Friday, March 30, 2007

The Annual Spring Heart Break that is Chavez Ravine


It’s spring and we’re back at the Dodger Stadium, so hardcore that we attend pathetic freeway exhibition games although it gave us an opportunity to check out our new seats and the new fifteen buck (!) parking system. And man, it would be so easy to run some shuttle buses up from the Chinatown Gold Line station, but that’s another big ole Dodger chip on my weary shoulder, along with their chums at Union 76.

But every spring I return to the stadium with the hope that there is something edible to eat. Our new seats are near a South Street Philly Cheesesteak which we’d never tried and so I dropped 8 bucks for a miniscule sandwich and a fistful of potato chips. The dainty thing was nicely oniony and satisfying in that way that cold meatloaf is satisfying, if it is satisfying to you, of course. But may I be condemned to dine only from the salad bar at Burger Continental for the rest of this and infinite other lifetimes, if I do not religiously import food to Dodger Stadium for every single game. There is not one thing at the stadium that is anywhere near is delicious as any number of things which can be brought in. And don’t you forget it.

I may have a malt or an ice cream or one of those insipid frozen yogurts in the plastic batting helmet during the dog days of summer. I may even succumb to the $3.00 beverage they have the nerve they call coffee if the vicissitudes of being a professional carpool driving menopausal she-devil have born heavily on me. But, with perhaps the exception of a Dodger Dog (for luck, occasionally) and a Camacho’s taco, which I have never tried but feel obliged to eventually, as it is actually a local merchant and more importantly, local to our seats, I will not even fall victim to the garlic fries nor the rancid peanuts, however artfully they are tossed at me. Report on Camacho’s coming soon. Otherwise, brown baggin’.

The absolute best Dodger carry-in is banh mi. I am fussy and only really love the sandwiches at Baguette Express in San Gabriel and haven’t done a decent recent exploration of Chinatown, so this perfect of portable foods, hasn’t been on the menu as often as I’d like. Langer’s is a great option but their unusual hours require a bit of clever strategy. Phillipe’s also is a good carryout choice, heavy on the house mustard. Another favorite is a selection of sushi and stuff from either of the two great supermarkets in Little Tokyo. Remember, no canned drinks, only plastic bottles are allowed inside.

Bag o’ tacos from truck is always a good option too, although in the interest of personal hygiene, I would patronize a truck that’s rather dainty of hand and grease and make sure to have a ton of wipey things in my purse. However, even my new huge feedbag could not contain enough wipies were we to bring in barbecue, so that is verboten, likewise are hamburgers because they just get icky when they’re cold. Even Rover won’t eat a cold burger. In all but the most beer soaked of sections, Zankou is just too smelly.
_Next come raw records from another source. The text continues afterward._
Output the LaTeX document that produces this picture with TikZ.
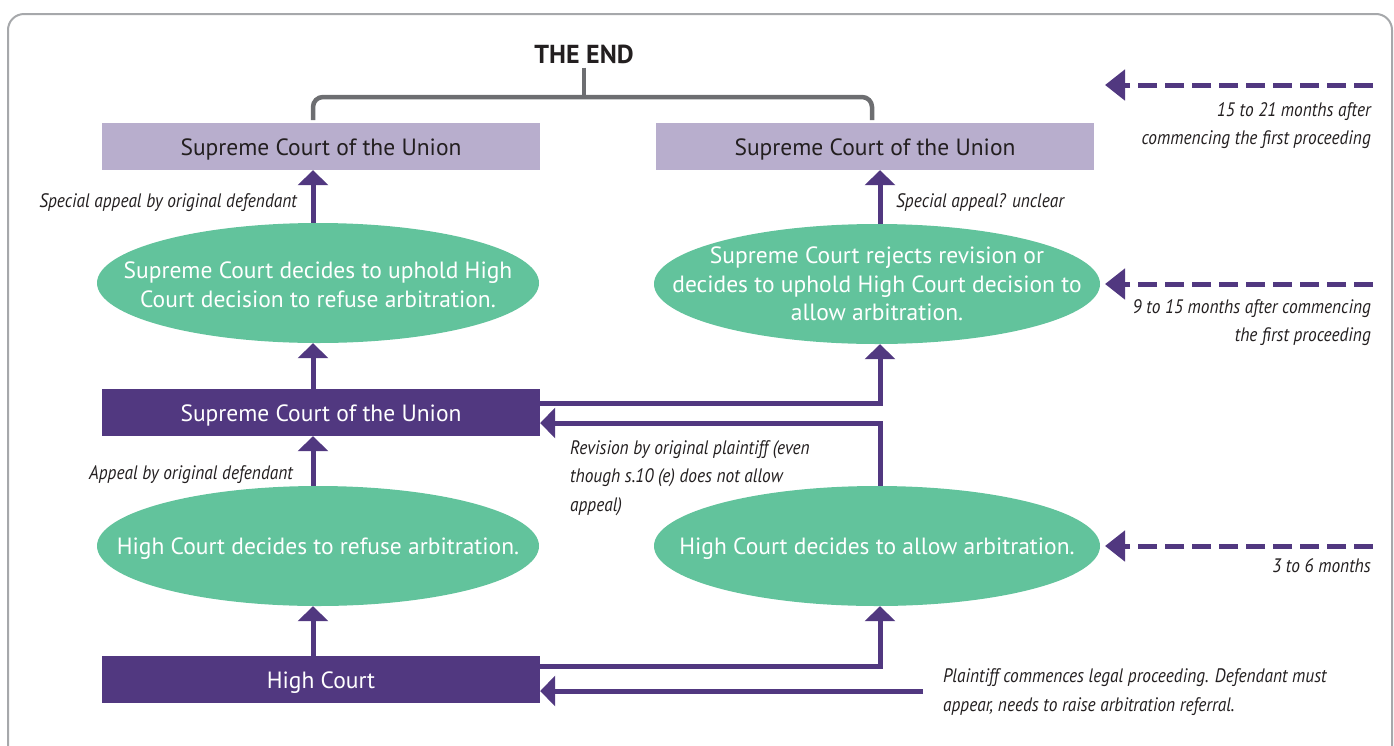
\documentclass[tikz,border=0pt]{standalone}
\usepackage{fontspec}
\setmainfont{PT Sans}
\newfontfamily\itf[FakeStretch=0.89]{PT Sans}
\usetikzlibrary{arrows.meta,shapes.geometric}
\definecolor{purp}{RGB}{81,56,128}
\definecolor{grn}{RGB}{98,195,156}
\definecolor{lav}{RGB}{184,174,205}
\definecolor{dark}{RGB}{35,31,32}
\definecolor{brk}{RGB}{109,110,113}
\definecolor{frame}{RGB}{166,168,171}
\tikzset{
  box/.style={rectangle, minimum width=438pt, minimum height=47pt, inner sep=0pt, text height=20pt, text depth=1.6pt, font=\fontsize{23.5}{28}\selectfont},
  lbox/.style={box, fill=lav, text=dark},
  pbox/.style={box, fill=purp, text=white},
  ell/.style={ellipse, fill=grn, minimum width=442pt, minimum height=120pt, inner sep=0pt},
  etext/.style={text=white, align=center, inner sep=0pt, font=\fontsize{23.5}{28.5}\selectfont},
  arr/.style={draw=purp, line width=5pt, -{Triangle[length=15pt,width=30pt]}},
  darr/.style={draw=purp, line width=5pt, dash pattern=on 19pt off 8pt, -{Triangle[length=20pt,width=30pt]}},
  lab/.style={text=dark, inner sep=0pt, font=\itf\itshape\fontsize{19.5}{28.5}\selectfont},
  bracket/.style={draw=brk, line width=4.5pt, rounded corners=10pt}
}
\begin{document}
\begin{tikzpicture}[x=1pt,y=-1pt]
\useasboundingbox (0,0) rectangle (1394,745);
\draw[frame, line width=2pt, rounded corners=16pt] (8,14) rectangle (1392,780);

\coordinate (xl) at (313,0);
\coordinate (xr) at (880,0);

\node[font=\bfseries\fontsize{26}{30}\selectfont, text=dark, inner sep=0pt] (theend) at (584,54) {THE END};

\node[lbox] (sc1) at (321,146.5) {Supreme Court of the Union};
\node[lbox] (sc2) at (875,146.5) {Supreme Court of the Union};

\node[ell] (e1) at (318,283) {};
\node[etext, yshift=-2pt] (e1t) at (e1) {Supreme Court decides to uphold High\\Court decision to refuse arbitration.};
\node[ell, minimum width=446pt] (e3) at (877,284) {};
\node[etext] (e3t) at (e3) {Supreme Court rejects revision or\\decides to uphold High Court decision to\\allow arbitration.};

\node[pbox] (scp) at (321,412.5) {Supreme Court of the Union};

\node[ell] (e2) at (318,546) {};
\node[etext, yshift=-3pt] (e2t) at (e2) {High Court decides to refuse arbitration.};
\node[ell, minimum width=446pt] (e4) at (877,546) {};
\node[etext, yshift=-3pt] (e4t) at (e4) {High Court decides to allow arbitration.};

\node[pbox] (hc) at (321,679.5) {High Court};

% bracket
\coordinate (bl) at (xl |- 0,120);
\coordinate (bm) at (584,97);
\coordinate (br) at (872,120);
\draw[bracket] (bl) |- (br |- bm) -- (br);
\draw[bracket] (theend.south) ++(0,-4pt) -- (bm);

% vertical arrows
\draw[arr] (xl |- e1.north) -- (xl |- sc1.south);
\draw[arr] (xl |- scp.north) -- (xl |- e1.south);
\draw[arr] (xl |- e2.north) -- (xl |- scp.south);
\draw[arr] (xl |- hc.north) -- (xl |- e2.south);
\draw[arr] (xr |- e3.north) -- (xr |- sc2.south);

% side connectors
\draw[arr] ([yshift=9.5pt]scp.east) -| (xr |- e3.south);
\draw[arr] (xr |- e4.north) |- ([yshift=-10.5pt]scp.east);
\draw[arr] ([yshift=13.5pt]hc.east) -| (xr |- e4.south);
\coordinate (plstart) at (923,691);
\draw[arr] (plstart) -- (plstart -| hc.east);

% dashed time arrows
\coordinate (d1s) at (1373,85);   \coordinate (d1e) at (1105,85);
\coordinate (d2s) at (1373,284);  \coordinate (d2e) at (1105,284);
\coordinate (d3s) at (1373,546);  \coordinate (d3e) at (1105,546);
\draw[darr] (d1s) -- (d1e);
\draw[darr] (d2s) -- (d2e);
\draw[darr] (d3s) -- (d3e);

% labels
\node[lab, anchor=east] (sa1) at (297,203) {Special appeal by original defendant};
\node[lab, anchor=west] (sa2) at (896,203) {Special appeal? unclear};
\node[lab, anchor=east] (ap) at (293,475) {Appeal by original defendant};
\node[lab, anchor=west, align=left] (rev) at (570,478) {Revision by original plaintiff (even\\though s.10 (e) does not allow\\appeal)};
\node[lab, anchor=west, align=left] (pl) at (943,692) {Plaintiff commences legal proceeding. Defendant must\\appear, needs to raise arbitration referral.};
\node[lab, anchor=east, align=right] (t1) at (1371,125.5) {15 to 21 months after\\commencing the first proceeding};
\node[lab, anchor=east, align=right] (t2) at (1371,322.5) {9 to 15 months after commencing\\the first proceeding};
\node[lab, anchor=east] (t3) at (1371,566) {3 to 6 months};
\end{tikzpicture}
\end{document}
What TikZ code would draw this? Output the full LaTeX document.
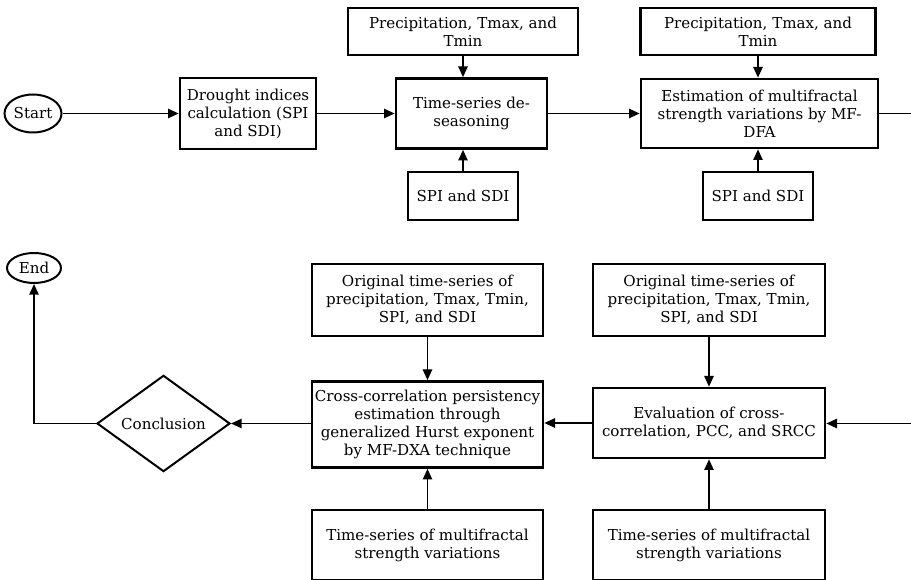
\documentclass[tikz,border=0pt]{standalone}
\usepackage{fontspec}
\setmainfont{DejaVu Serif}
\usetikzlibrary{positioning,arrows.meta,shapes.geometric}

\begin{document}
\begin{tikzpicture}[
    x=0.75pt, y=-0.75pt,
    txt/.style={font=\fontsize{11.3}{13.5}\selectfont, align=center, inner sep=0pt},
    box/.style={txt, draw, line width=2pt},
    term/.style={txt, draw, ellipse, line width=1.5pt},
    decision/.style={txt, draw, diamond, line width=1.5pt},
    arr/.style={-{Triangle[length=8pt, width=7pt]}, line width=1.1pt},
    plain/.style={line width=1.1pt},
]
    \useasboundingbox (0,0) rectangle (911,580);

    % === TOP ROW ===
    \node[term, minimum width=42.75pt, minimum height=28.5pt] (start) at (33, 113.5) {Start};
    \node[box, minimum width=102pt, minimum height=53.25pt] (drought) at (248, 113.5) {Drought indices\\calculation (SPI\\and SDI)};
    \node[box, minimum width=113.25pt, minimum height=52.5pt] (deseason) at (471.5, 113.5) {Time-series de-\\seasoning};
    \node[box, minimum width=177.75pt, minimum height=51.75pt] (mfdfa) at (759.5, 113.5) {Estimation of multifractal\\strength variations by MF-\\DFA};
    \coordinate (outtop) at (911, 113.5);

    % inputs above / below
    \node[box, minimum width=172.5pt, minimum height=35.25pt] (precipA) at (463, 31.5) {Precipitation, Tmax, and\\Tmin};
    \node[box, minimum width=82.5pt, minimum height=36pt] (spiA) at (463, 196) {SPI and SDI};
    \node[box, minimum width=176.25pt, minimum height=35.25pt] (precipB) at (758, 31.5) {Precipitation, Tmax, and\\Tmin};
    \node[box, minimum width=82.5pt, minimum height=36pt] (spiB) at (758, 196) {SPI and SDI};

    % === BOTTOM ROW ===
    \node[term, minimum width=40.5pt, minimum height=22.5pt] (finish) at (34, 268) {End};
    \node[decision, minimum width=99.75pt, minimum height=54.75pt] (concl) at (163.5, 423.5) {Conclusion};
    \node[box, minimum width=173.25pt, minimum height=64.5pt] (mfdxa) at (427.5, 424.5) {Cross-correlation persistency\\estimation through\\generalized Hurst exponent\\by MF-DXA technique};
    \node[box, minimum width=174pt, minimum height=52.5pt] (eval) at (709, 423) {Evaluation of cross-\\correlation, PCC, and SRCC};
    \coordinate (inbot) at (911, 423.5);

    % inputs above / below
    \node[box, minimum width=173.25pt, minimum height=54pt] (origA) at (427.5, 300) {Original time-series of\\precipitation, Tmax, Tmin,\\SPI, and SDI};
    \node[box, minimum width=173.25pt, minimum height=52.5pt] (seriesA) at (427.5, 545) {Time-series of multifractal\\strength variations};
    \node[box, minimum width=174pt, minimum height=54pt] (origB) at (709, 300) {Original time-series of\\precipitation, Tmax, Tmin,\\SPI, and SDI};
    \node[box, minimum width=174pt, minimum height=52.5pt] (seriesB) at (709, 545) {Time-series of multifractal\\strength variations};

    % === ARROWS: top row ===
    \draw[arr] (start) -- (drought);
    \draw[arr] (drought) -- (deseason);
    \draw[arr] (deseason) -- (mfdfa);
    \draw[plain] (mfdfa) -- (outtop);
    \draw[arr] (precipA) -- (precipA |- deseason.north);
    \draw[arr] (spiA) -- (spiA |- deseason.south);
    \draw[arr] (precipB) -- (precipB |- mfdfa.north);
    \draw[arr] (spiB) -- (spiB |- mfdfa.south);

    % === ARROWS: bottom row ===
    \draw[arr] (inbot) -- (inbot -| eval.east);
    \draw[arr] (eval.west) -- (eval.west -| mfdxa.east);
    \draw[arr] (mfdxa.west |- concl) -- (concl.east);
    \draw[arr] (concl.west) -| (finish.south);
    \draw[arr] (origA) -- (mfdxa);
    \draw[arr] (seriesA) -- (mfdxa);
    \draw[arr] (origB) -- (eval);
    \draw[arr] (seriesB) -- (eval);
\end{tikzpicture}
\end{document}
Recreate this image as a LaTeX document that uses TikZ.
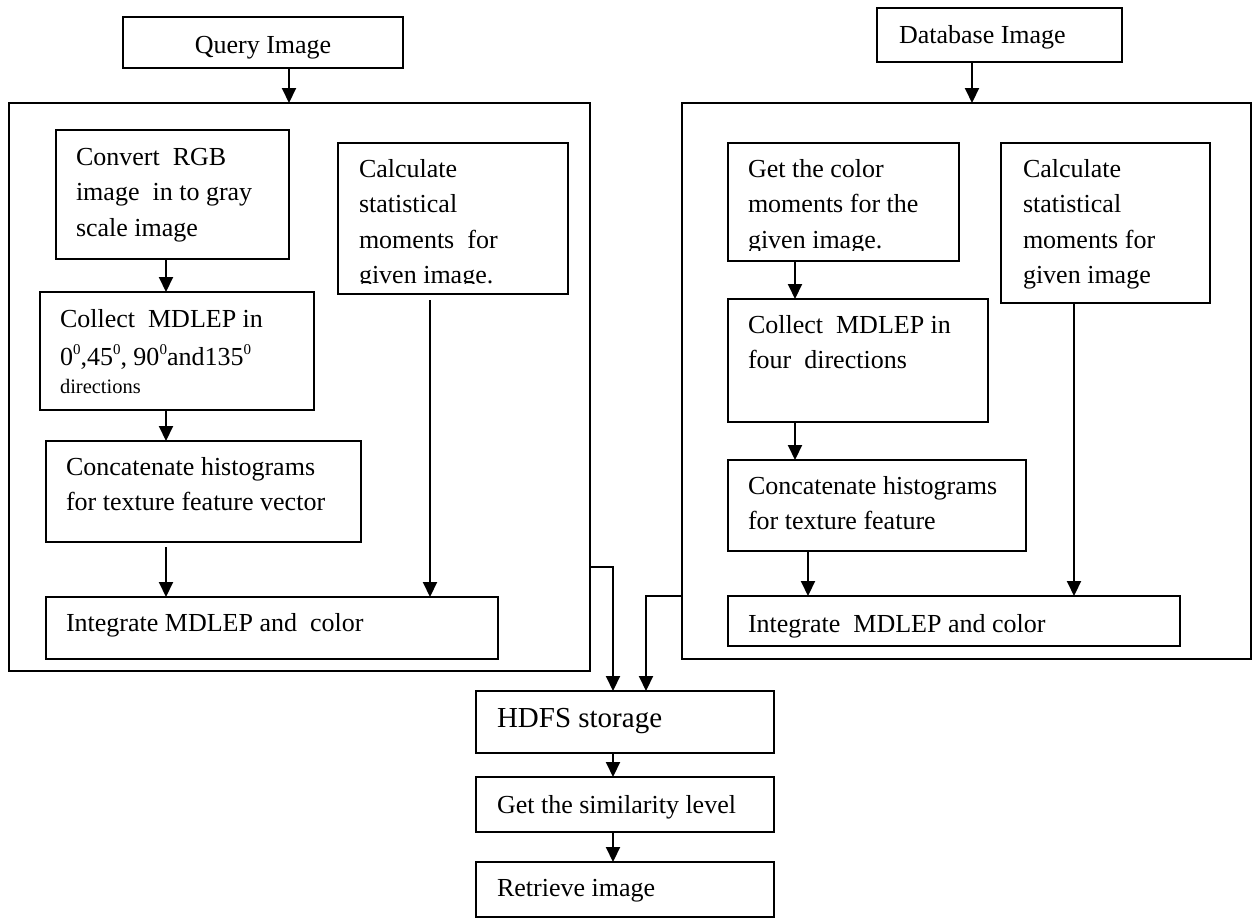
\documentclass[tikz,border=0pt]{standalone}
\usepackage{fontspec}
\setmainfont{Liberation Serif}
\usetikzlibrary{arrows.meta}
\newcommand\dg{\raisebox{10.5pt}{\fontsize{15}{15}\selectfont 0}}
\begin{document}
\begin{tikzpicture}[x=1pt,y=-1pt,
  box/.style={draw, line width=2pt, inner sep=0pt, outer sep=0pt, anchor=north west},
  txt/.style={inner sep=0pt, outer sep=0pt, anchor=north west, align=left, font=\fontsize{26}{35.5}\selectfont},
  arr/.style={line width=2pt, -{Triangle[width=14pt,length=15pt]}}]
\useasboundingbox[fill=white] (0,0) rectangle (1257,919);

% ---------- boxes ----------
\node[box, minimum width=280pt, minimum height=51pt] (query) at (123,17) {};
\node[box, minimum width=245pt, minimum height=54pt] (db) at (877,8) {};
\node[box, minimum width=581pt, minimum height=568pt] (lbig) at (9,103) {};
\node[box, minimum width=569pt, minimum height=556pt] (rbig) at (682,103) {};

\node[box, minimum width=233pt, minimum height=129pt] (conv) at (56,130) {};
\node[box, minimum width=230pt, minimum height=151pt] (calcL) at (338,143) {};
\node[box, minimum width=274pt, minimum height=118pt] (collL) at (40,292) {};
\node[box, minimum width=315pt, minimum height=101pt] (concL) at (46,441) {};
\node[box, minimum width=452pt, minimum height=62pt] (intL) at (46,597) {};

\node[box, minimum width=231pt, minimum height=118pt] (getc) at (728,143) {};
\node[box, minimum width=209pt, minimum height=160pt] (calcR) at (1001,143) {};
\node[box, minimum width=260pt, minimum height=123pt] (collR) at (728,299) {};
\node[box, minimum width=298pt, minimum height=91pt] (concR) at (728,460) {};
\node[box, minimum width=452pt, minimum height=50pt] (intR) at (728,596) {};

\node[box, minimum width=298pt, minimum height=62pt] (hdfs) at (476,691) {};
\node[box, minimum width=298pt, minimum height=55pt] (sim) at (476,777) {};
\node[box, minimum width=298pt, minimum height=55pt] (ret) at (476,862) {};

% ---------- texts ----------
\node[txt, anchor=base] (tquery) at (263,53) {Query Image};
\node[txt, anchor=base west] (tdb) at (899,43) {Database Image};

\node[txt] (tconv) at (76,140.15) {\strut Convert~ RGB\\image~ in to gray\\scale image};
\begin{scope}
  \clip (338,143) rectangle (568,283);
  \node[txt] (tcalcL) at (359,152.15) {\strut Calculate\\statistical\\moments~ for\\given image.};
\end{scope}
\node[txt] (tcollL) at (60,302.15) {\strut Collect~ MDLEP in\\[2.5pt]0\dg,45\dg, 90\dg and135\dg\\[-7.5pt]{\fontsize{20.5}{24}\selectfont directions}};
\node[txt] (tconcL) at (66,450.15) {\strut Concatenate histograms\\for texture feature vector};
\node[txt, anchor=base west] (tintL) at (66,631) {Integrate MDLEP and~ color};

\begin{scope}
  \clip (728,143) rectangle (959,250);
  \node[txt] (tgetc) at (748,152.15) {\strut Get the color\\moments for the\\given image.};
\end{scope}
\node[txt] (tcalcR) at (1023,152.15) {\strut Calculate\\statistical\\moments for\\given image};
\node[txt] (tcollR) at (748,308.15) {\strut Collect~ MDLEP in\\four~ directions};
\node[txt] (tconcR) at (748,469.15) {\strut Concatenate histograms\\for texture feature};
\node[txt, anchor=base west] (tintR) at (748,632) {Integrate~ MDLEP and color};

\node[txt, anchor=base west, font=\fontsize{29}{35}\selectfont] (thdfs) at (497,727) {HDFS storage};
\node[txt, anchor=base west] (tsim) at (497,813) {Get the similarity level};
\node[txt, anchor=base west] (tret) at (497,896) {Retrieve image};

% ---------- connectors ----------
\draw[arr] ([xshift=26pt]query.south) -- ([xshift=-10.5pt]lbig.north);
\draw[arr] ([xshift=-6.5pt]conv.south) -- ([xshift=-11pt]collL.north);
\draw[arr] ([xshift=-11pt]collL.south) -- ([xshift=-37.5pt]concL.north);
\draw[arr] ([xshift=-37.5pt,yshift=-5pt]concL.south) -- ([xshift=-106pt]intL.north);
\draw[arr] ([xshift=-23pt,yshift=-6pt]calcL.south) -- ([xshift=158pt]intL.north);

\draw[arr] ([xshift=-27.5pt]db.south) -- ([xshift=5.5pt]rbig.north);
\draw[arr] ([xshift=-48.5pt]getc.south) -- ([xshift=-63pt]collR.north);
\draw[arr] ([xshift=-63pt]collR.south) -- ([xshift=-82pt]concR.north);
\draw[arr] ([xshift=-69pt]concR.south) -- ([xshift=-146pt]intR.north);
\draw[arr] ([xshift=-31.5pt]calcR.south) -- ([xshift=120pt]intR.north);

\draw[arr] ([yshift=229pt]lbig.south east) -- ([yshift=104pt]lbig.south east) -| ([xshift=-12pt]hdfs.north);
\draw[arr] ([yshift=156pt]rbig.south west) -- ([yshift=63pt]rbig.south west) -| ([xshift=21pt]hdfs.north);
\draw[arr] ([xshift=-12pt]hdfs.south) -- ([xshift=-12pt]sim.north);
\draw[arr] ([xshift=-12pt]sim.south) -- ([xshift=-12pt]ret.north);
\end{tikzpicture}
\end{document}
Alas, stadiums all over the country purvey local food specialties. Piroshki and stuff. We have Dodger dogs, which, I’m sorry, is a sub sui generis hotdog. There. I said it. Dodger dogs suck. Grilled. Steamed. Beef. Even if you can find a little packet of sauerkraut they suck suck suck. Even though Skully gushes so much love into the radio spots. Bleech Dodger dogs I say Bleech!

Give me deli and Viet Namese sandwiches and tamales and real food from the best food city in the world as befits our beloved Dodgers. Do they really deserve Carl’s Jr.? And think about the Goldline shuttle, too, ok?

1 comment:

John L. Murphy / "Fionnchú" said...

Spring heartbreak: Lost to the lowly Brewers on their opening day. Niall mourns. Although SI predicts Dodgers vs. Angels in the Series.

And speaking of the non-son Spuds, how about that beer? $8.5o for premium draft and $8 for regular Bud unless it's Gordon Biersch's Marzen or the like for the same price. It's really *$$(*%@ that you cannot bring in alcohol in some surreptitious container. We sat last year high up on "Mt Washington Night" on a chilly night, so chilly when you sit at the ultimate Thule, the last row up and so see the city but also get the 360-degree wind whipping you in Sensurround. There were three middle-aged lads whose Jack D. you could scent far off. They kindly offered me a swig in the spirit of the festivity but I politely demurred.

First Shane Mac Gowan shares his plastic cup (see? he got to drink at a public venue) o'the Black Death (in more ways than one) with me and now this. I must have Irish written all over my face. And I will leave you with my Onion horoscope for the period around March 7 (which in a photo the other day about the ten days after the 7th from Ireland I saw mentioned as "Paddie's Week"; likewise Guinness ads urged us to be careful imbibing this St Patrick Day's SEASON).

As I searched for it, look at today's Onion horoscope for me:
Cancer June 22 - July 22
"In yet another odd grandstanding ploy for attention, the Irish Republican Army has offered to shoot you."

Ok, March 7: "You believe there to be only two types of people in the world, those who dismiss your opinions as intensely ignorant and drunk Irishmen."